Luckily, my wife offered to help me recall my errors (we’re good to each other that way). In order to qualify as a bad decision for this article, it must have resulted from a faulty process, not that there was an unwanted outcome. That could be the result of bad luck. Other criteria include that the decision has cost us thousands and that it’s really embarrassing to share because I should know better. Here they are:
- For years, I bought actively managed mutual funds. As a result, I paid much higher management fees, underperformed indexes and took too much risk because I wasn’t sufficiently diversified. I believed the marketing hype of manager skill and was greedy to outperform the market.
- Also for years, I traded individual stocks thinking my superior research, statistical and charting skills would allow me to make lots of money. Most years, the best I could say for my results was that I could apply my losses to reduce my taxes. In both 1. and 2., over-confidence and confirmation bias kept me trying too long.
- Similarly, I often delayed selling my employer’s stock, which I received as part of my compensation, when inattention resulted in a loss and loss-aversion kicked in to make things worse.
- We suffered a painful loss in a start-up we invested in whose value went to zero in three months flat. We failed to ask for a business plan or financial statements, relying just on the halo effect of the lead investor’s endorsement.
- On the other side of the balance sheet, I waited too long to refinance our mortgage when interest rates fell and set the wrong target interest rate for the transaction. (59% of borrowers make these errors, according to a recent study.) I was distracted by a demanding job and family obligations. This alleged quant didn’t even calculate the value of the refinance option before exercising it.
- Every year that I chose a health insurance plan without first creating a detailed spreadsheet likely cost us big-time. These plans are deliberately complex (premiums, co-pays, co-insurance, separate doctor and drug deductibles and individual and lifetime out of pocket maximums) and not comparable to discourage analysis and encourage mistakes.
- I realized recently that I had accumulated too much life and disability insurance. Of course, my insurance agent did not remind me to cut back as my circumstances changed. I was wasting money on premiums for policies I no longer needed as the result of my own inattention.
- It’s not just the big decisions that I messed up. There are also little choices that occur frequently and whose effects add up over time. I’m thinking about all the times I paid full retail, bought a cheap appliance only to have it break down months later, or ignored my carefully crafted budget to maintain appearances or satisfy a craving.

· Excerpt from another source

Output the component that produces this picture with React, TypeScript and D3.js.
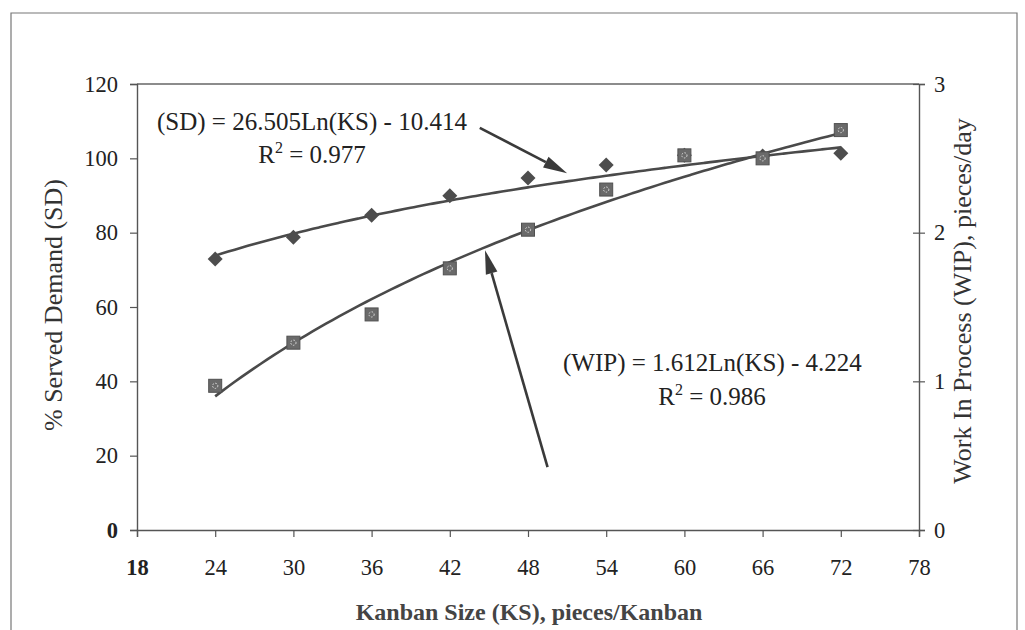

Whew! I’m glad that’s over with!
There are some useful takeaways from this exercise. I’m more vulnerable to marketing than I’d like to admit. I need to try even harder to be skeptical of marketing claims and understand companies’ and people’s incentives. For big decisions, I just have to make the time to do the analysis required. I also need to build better habits for the many small decisions whose effects accumulate.